Joshua Lui (Physics & Astronomy) When a semiconductor absorbs light, some electrons can be freed. The vacancies left behind, called holes, behave like particles with positive charge. In atomically thin semiconductors, the electrons and holes can attract each other to form robust bound states, called excitons, which govern the materials' optical properties. Lui's research explores strong interactions between excitons and other particles in atomically thin semiconductors and how such interactions can lead to novel quantum states and phenomena.
Dawn Nagel (Botany and Plant Sciences) Nagel’s project seeks to understand how extreme temperature affects circadian clock function and growth in plants. The circadian clock, which regulates physiological processes in 24-hour cycles, is an internal timekeeping machinery found ubiquitously in bacteria, plants, fungi, and animals. Both temperature and the clock affect fundamental processes such as growth in plants. Through the identification of new temperature regulators of clock function or links to clock-controlled growth responses, Nagel will uncover new insights regarding how temperature affects the clock, as well as the growth and resilience of life forms. Integrated within this proposal is a 10-week summer research class followed by mentor-guided research experiences to promote recruitment and retention of transfer community college students that are members of underrepresented minority groups.
Jessica Purcell (Entomology) Recent evidence from insects, birds, plants, and fungi suggests many different complex traits, such as social behavior, may be controlled by common genetic structures called supergenes, which lock together two or more genes with coordinated actions so that beneficial combinations are transmitted together to offspring. Purcell’s group will investigate characteristics of a supergene that controls social organization in a group of ants. The project will specifically investigate how an ancient supergene changes in form and function in a group of related species.

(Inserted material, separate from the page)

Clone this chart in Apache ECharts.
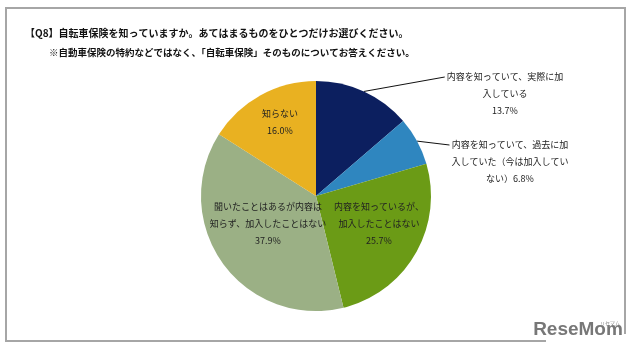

Carolyn Rasmussen (Botany and Plant Sciences) Despite the fundamental importance of cell division, we know relatively little about how division planes are oriented in multicellular organisms. Rasmussen will investigate how dynamic structures within plants promote proper positioning of the new cell wall, how proteins that help position the division move within cells, and how mechanical and biochemical cues regulate the position of the division plane.
Laura Sales (Physics & Astronomy) Although dark matter plays an important role in the formation and the complex dynamics of galaxies, there remains a discrepancy between the amount of dark matter predicted versus the amount observed. Sales will conduct a detailed study of the dark matter content of dwarf galaxies found in galaxy clusters. Sophisticated computer simulations will be used to complement and inform current observations of globular clusters in dwarfs. These results should lead to insights that could help resolve the controversy concerning the amount of dark matter in the universe.
Rachel Wu (Psychology) Learning to adapt to a changing environment, especially to technological advances, is important for older helping older adults live independently. For example, as health care providers move toward only accessing patients' medical records online, older adults would benefit from learning to use new online portals rather than asking others to access their personal medical records. Wu will test whether providing older adults with an informative, rich, and encouraging learning environment helps them identify what to learn, and how to learn in new situations.